E’ esatto che legittimato passivo rispetto all’azione negatoria servitutis – quale è stata nella fattispecie qualificata la domanda riproposta in appello da Ca.Ka. – è il proprietario del fondo asseritamente dominante, in quanto è nei confronti di tale soggetto, il quale pretende di avere diritti sul fondo asseritamente servente, che deve avvenire il relativo accertamento. Però, diversamente da quanto affermato dalla sentenza impugnata, non è la qualità di proprietario del fondo asseritamente dominante in quanto tale a individuare in Sp.Ma. il soggetto obbligato anche al risarcimento del danno: l’art. 949 co. 2 cod. civ. riconosce il diritto del proprietario che propone l’azione negatoria di ottenere il risarcimento del danno causato da turbative e molestie, oltre che la cessazione delle molestie, e ciò significa che, nel caso in cui il soggetto nei cui confronti sia proposta l’azione negatoria sia anche responsabile di turbative e molestie, e perciò sia autore di fatto illecito, lo stesso è obbligato anche a risarcire il relativo danno. In questa prospettiva, esattamente la sentenza impugnata ha ritenuto irrilevante l’individuazione del soggetto che aveva eseguito l’allargamento della strada occupando anche il fondo di proprietà Ca.; ciò perché la condotta che la sentenza ha accertato, costituente turbativa e molestia, e che ha giustificato non solo l’emissione dell’ordine di rimessione in pristino a carico di Sp.Ma., ma anche la condanna dello stesso Sp. al relativo risarcimento del danno, è stata quella di avere usato quell’area per accedere al fondo di cui lo stesso Sp.Ma. era proprietario, fondo asseritamente dominante.
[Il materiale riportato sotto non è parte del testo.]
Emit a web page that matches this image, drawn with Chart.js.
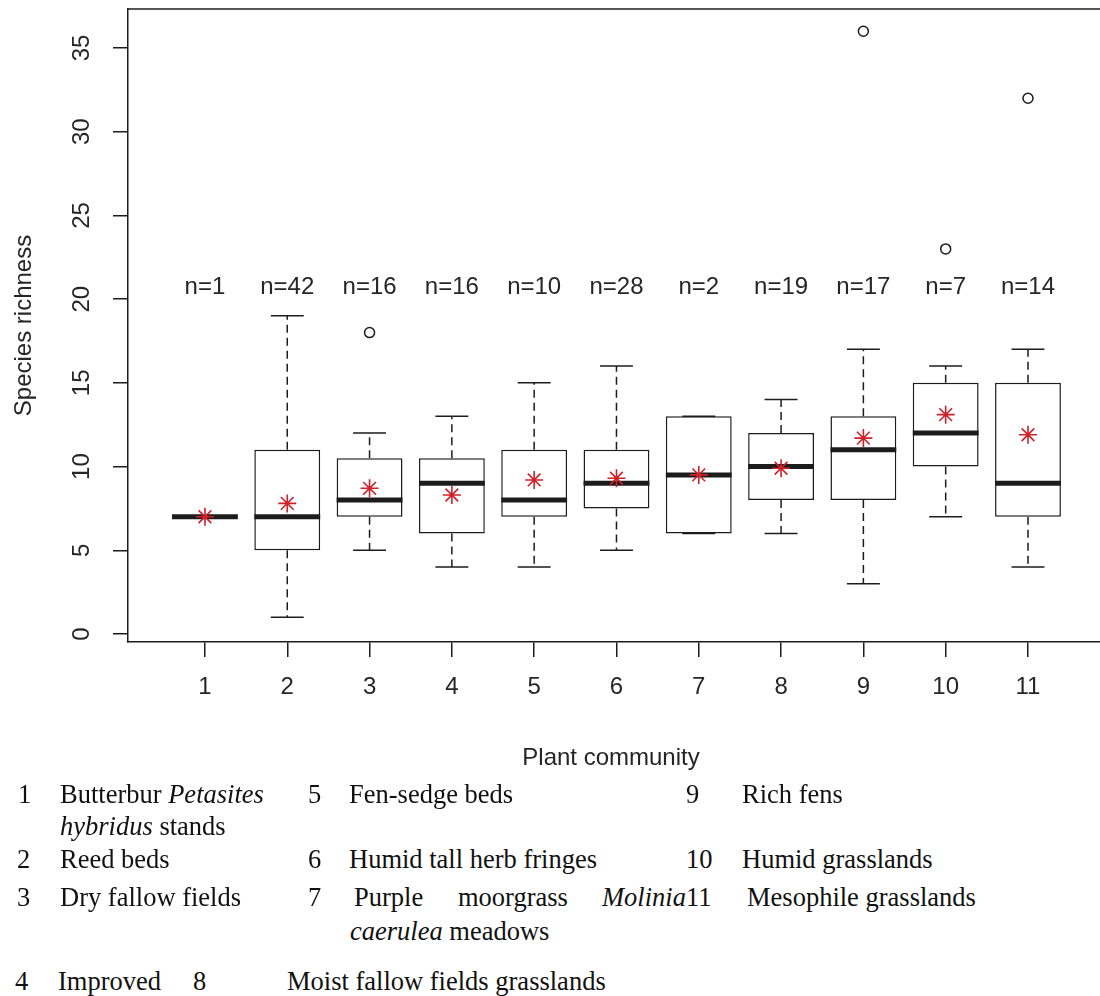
<!DOCTYPE html>
<html>
<head>
<meta charset="utf-8">
<title>Species richness by plant community</title>
<script src="https://cdn.jsdelivr.net/npm/chart.js@4.4.1/dist/chart.umd.min.js"></script>
<style>
body { margin: 0; background: #fff; }
#wrap { position: relative; width: 1100px; height: 996px; overflow: hidden; }
#chart { position: absolute; left: 0; top: 0; }
.key { position: absolute; font-family: "Liberation Serif", "Times New Roman", serif; font-size: 26.5px; line-height: 26px; color: #111; white-space: nowrap; }
</style>
</head>
<body>
<div id="wrap">
<canvas id="chart" width="1100" height="780"></canvas>

<!-- community key -->
<span class="key" style="left:18px;top:781px">1</span>
<span class="key" style="left:60px;top:781px">Butterbur <i>Petasites</i></span>
<span class="key" style="left:60px;top:813px"><i>hybridus</i> stands</span>
<span class="key" style="left:17px;top:846px">2</span>
<span class="key" style="left:60px;top:846px">Reed beds</span>
<span class="key" style="left:17px;top:884px">3</span>
<span class="key" style="left:60px;top:884px">Dry fallow fields</span>
<span class="key" style="left:15px;top:968px">4</span>
<span class="key" style="left:58px;top:968px">Improved</span>
<span class="key" style="left:193px;top:968px">8</span>
<span class="key" style="left:287px;top:968px">Moist fallow fields grasslands</span>
<span class="key" style="left:308px;top:781px">5</span>
<span class="key" style="left:349px;top:781px">Fen-sedge beds</span>
<span class="key" style="left:308px;top:846px">6</span>
<span class="key" style="left:349px;top:846px">Humid tall herb fringes</span>
<span class="key" style="left:308px;top:884px">7</span>
<span class="key" style="left:354px;top:884px">Purple</span>
<span class="key" style="left:458px;top:884px">moorgrass</span>
<span class="key" style="left:602px;top:884px"><i>Molinia</i></span>
<span class="key" style="left:686px;top:884px">11</span>
<span class="key" style="left:747px;top:884px">Mesophile grasslands</span>
<span class="key" style="left:350px;top:918px"><i>caerulea</i> meadows</span>
<span class="key" style="left:686px;top:781px">9</span>
<span class="key" style="left:742px;top:781px">Rich fens</span>
<span class="key" style="left:686px;top:846px">10</span>
<span class="key" style="left:742px;top:846px">Humid grasslands</span>
</div>

<script>
// plant communities on the x axis
var categories = ['1', '2', '3', '4', '5', '6', '7', '8', '9', '10', '11'];
var sampleSize = [1, 42, 16, 16, 10, 28, 2, 19, 17, 7, 14];

// five number summaries per community
var whiskerLow  = [7, 1, 5, 4, 4, 5, 6, 6, 3, 7, 4];
var lowerQ      = [7, 5, 7, 6, 7, 7.5, 6, 8, 8, 10, 7];
var medians     = [7, 7, 8, 9, 8, 9, 9.5, 10, 11, 12, 9];
var upperQ      = [7, 11, 10.5, 10.5, 11, 11, 13, 12, 13, 15, 15];
var whiskerHigh = [7, 19, 12, 13, 15, 16, 13, 14, 17, 16, 17];

// means (red stars)
var means = [7, 7.8, 8.7, 8.3, 9.2, 9.3, 9.5, 9.9, 11.7, 13.1, 11.9];

// outlying plots
var outlierGroup = [3, 9, 10, 11];
var outlierValue = [18, 36, 23, 32];

var yTicks = [0, 5, 10, 15, 20, 25, 30, 35];

var ink = '#1c1c1c';
var txt = '#262626';
var sans = '"Liberation Sans", Arial, sans-serif';
var nLabelAt = 20.7;   // height of the n= row, in y units

Chart.defaults.font.family = sans;
Chart.defaults.color = txt;

//whiskers, staples and medians go on top of the boxes, under the means
var boxParts = {
	id: 'boxParts',
	afterDatasetDraw: function(chart, args) {
		if (args.index !== 0) return;
		var ctx = chart.ctx, ys = chart.scales.y;
		var bars = chart.getDatasetMeta(0).data;
		ctx.save();
		ctx.strokeStyle = ink;
		bars.forEach(function(bar, i) {
			var cx = bar.x, half = bar.width / 2, cap = bar.width / 4;
			var yHi = ys.getPixelForValue(whiskerHigh[i]);
			var yLo = ys.getPixelForValue(whiskerLow[i]);
			var yQ3 = ys.getPixelForValue(upperQ[i]);
			var yQ1 = ys.getPixelForValue(lowerQ[i]);
			ctx.lineWidth = 1.5;
			ctx.setLineDash([8, 5]);
			ctx.beginPath();
			if (whiskerHigh[i] > upperQ[i]) { ctx.moveTo(cx, yQ3); ctx.lineTo(cx, yHi); }
			if (whiskerLow[i] < lowerQ[i]) { ctx.moveTo(cx, yQ1); ctx.lineTo(cx, yLo); }
			ctx.stroke();
			ctx.setLineDash([]);
			if (sampleSize[i] > 1) {
				ctx.beginPath();
				ctx.moveTo(cx - cap, yHi); ctx.lineTo(cx + cap, yHi);
				ctx.moveTo(cx - cap, yLo); ctx.lineTo(cx + cap, yLo);
				ctx.stroke();
			}
			// median
			var yMed = ys.getPixelForValue(medians[i]);
			ctx.lineWidth = 5;
			ctx.beginPath();
			ctx.moveTo(cx - half, yMed); ctx.lineTo(cx + half, yMed);
			ctx.stroke();
		});
		ctx.restore();
	},
	afterDraw: function(chart) {
		var ctx = chart.ctx, xs = chart.scales.x, ys = chart.scales.y, a = chart.chartArea;
		ctx.save();
		// top of the frame
		ctx.strokeStyle = ink;
		ctx.lineWidth = 1.5;
		ctx.beginPath();
		ctx.moveTo(a.left, a.top); ctx.lineTo(a.right, a.top);
		ctx.stroke();

		ctx.fillStyle = txt;
		ctx.font = '24px ' + sans;
		ctx.textAlign = 'center';
		ctx.textBaseline = 'middle';
		// n= labels
		sampleSize.forEach(function(n, i) {
			ctx.fillText('n=' + n, xs.getPixelForValue(i + 1), ys.getPixelForValue(nLabelAt));
		});
		// y tick labels, turned like R does
		yTicks.forEach(function(v) {
			ctx.save();
			ctx.translate(82, ys.getPixelForValue(v));
			ctx.rotate(-Math.PI / 2);
			ctx.fillText(String(v), 0, 0);
			ctx.restore();
		});
		// axis titles
		ctx.save();
		ctx.translate(24, (a.top + a.bottom) / 2);
		ctx.rotate(-Math.PI / 2);
		ctx.fillText('Species richness', 0, 0);
		ctx.restore();
		ctx.textBaseline = 'alphabetic';
		ctx.fillText('Plant community', 611, 765);
		ctx.restore();
	}
};

var boxes = categories.map(function(c, i) { return { x: i + 1, y: [lowerQ[i], upperQ[i]] }; });
var meanPts = means.map(function(m, i) { return { x: i + 1, y: m }; });
var outPts = outlierGroup.map(function(g, i) { return { x: g, y: outlierValue[i] }; });

new Chart(document.getElementById('chart'), {
	type: 'bar',
	data: {
		datasets: [{
			data: boxes,
			backgroundColor: '#ffffff',
			borderColor: ink,
			borderWidth: 1.5,
			borderSkipped: false,
			barPercentage: 1,
			categoryPercentage: 0.8,
			order: 3
		}, {
			type: 'scatter',
			data: meanPts,
			pointStyle: 'star',
			pointRadius: 9,
			borderColor: '#d0202a',
			borderWidth: 1.6,
			order: 1
		}, {
			type: 'scatter',
			data: outPts,
			pointStyle: 'circle',
			pointRadius: 5,
			backgroundColor: 'rgba(0,0,0,0)',
			borderColor: ink,
			borderWidth: 1.5,
			order: 2
		}]
	},
	options: {
		responsive: false,
		animation: false,
		devicePixelRatio: 1,
		layout: { autoPadding: false, padding: { top: 9, right: 0, bottom: 78, left: 0 } },
		plugins: { legend: { display: false }, tooltip: { enabled: false } },
		scales: {
			x: {
				type: 'linear',
				offset: false,
				min: 0.065,
				max: 11.875,
				afterBuildTicks: function(s) { s.ticks = categories.map(function(c, i) { return { value: i + 1 }; }); },
				afterFit: function(s) { s.height = 60; s.paddingLeft = 0; s.paddingRight = 0; },
				ticks: {
					callback: function(v) { return categories[v - 1]; },
					font: { size: 24 },
					color: txt,
					padding: 16,
					maxRotation: 0
				},
				grid: { offset: false, drawOnChartArea: false, drawTicks: true, tickLength: 15, color: ink, lineWidth: 1.5 },
				border: { display: true, color: ink, width: 1.5 }
			},
			y: {
				type: 'linear',
				min: -0.48,
				max: 37.33,
				afterBuildTicks: function(s) { s.ticks = yTicks.map(function(v) { return { value: v }; }); },
				afterFit: function(s) { s.width = 128; s.paddingTop = 0; s.paddingBottom = 0; },
				ticks: { display: false },
				grid: { drawOnChartArea: false, drawTicks: true, tickLength: 15, color: ink, lineWidth: 1.5 },
				border: { display: true, color: ink, width: 1.5 }
			}
		}
	},
	plugins: [boxParts]
});
</script>
</body>
</html>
Infatti la sentenza, espressamente calibrando il danno alle dimensioni dell’area di proprietà Ca. occupata e alla durata dell’occupazione, ha considerato la condotta del soggetto che utilizzava quell’area per raggiungere il suo fondo, e cioè la condotta di Sp.Ma. che lo rendeva responsabile della relativa turbativa e lo obbligava al risarcimento del danno.

L’actio negatoria servitutis è imprescrittibile

3. Il terzo motivo è rubricato “violazione e falsa applicazione degli artt. 948 e 949 c.c., con riferimento all’art. 360 n. 3 c.p.c., per avere la corte d’appello, in accoglimento di una negatoria servitutis, condannato l’attuale ricorrente alla “restituzione” di una porzione di terreno anziché condannarlo a non esercitare la servitù su tale porzione di terreno”; il ricorrente evidenzia che dall’accoglimento della negatoria servitutis la controparte poteva ottenere la condanna a carico dello Sp. di non transitare più, mentre la richiesta di restituzione significava che la controparte ammetteva di non avere più il possesso, per cui la domanda non avrebbe potuto essere qualificata come negatoria, ma avrebbe dovuto essere qualificata come rivendica.

3.1. Il motivo è infondato per la ragione, assorbente rispetto a ogni altra, che la sentenza non ha condannato Sp.Ma. a restituire alla proprietaria Ca. un’area della quale la proprietaria non aveva il possesso, ma lo ha condannato al ripristino dello stato dei luoghi, e perciò a escludere dal sito del passaggio l’area di circa mq. 35 di proprietà Ca.. E’ evidente che la circostanza che la proprietaria Ca. lamentasse che il sito del passaggio fosse stato esteso all’interno della sua proprietà e perciò avesse chiesto il ripristino dello stato dei luoghi non comportava in sé alcuna ammissione di perdita del possesso su quel terreno, ma si concretava nella doglianza per l’esercizio del passaggio sul proprio terreno senza esistenza del relativo diritto di passaggio; quindi, esattamente la condanna al ripristino è stata pronunciata a carico di Sp.Ma., quale soggetto che utilizzava il passaggio su quel sito per raggiungere il suo fondo.

4. In conclusione il ricorso è integralmente rigettato, senza nulla disporre sulle spese del giudizio di legittimità, essendo le controparti intimate.

In considerazione dell’esito del ricorso, ai sensi dell’art. 13 co. 1 – quater D.P.R. 30 maggio 2002 n. 115 si deve dare atto della sussistenza dei presupposti processuali per il versamento, da parte del ricorrente, di ulteriore importo a titolo di contributo unificato pari a quello previsto per il ricorso ai sensi del co. 1 – bis dello stesso art. 13, se dovuto.

L’actio negatoria servitutis è imprescrittibile

P.Q.M.

La Corte rigetta il ricorso.

Sussistono ex art. 13 co. 1 – quater D.P.R. 30 maggio 2002 n. 115 i presupposti processuali per il versamento da parte del ricorrente di ulteriore importo a titolo di contributo unificato pari a quello previsto per il ricorso ai sensi del co. 1 – bis dello stesso art. 13, se dovuto.

Così deciso in Roma l’11 aprile 2024.

Depositata in Cancelleria il 6 maggio 2024.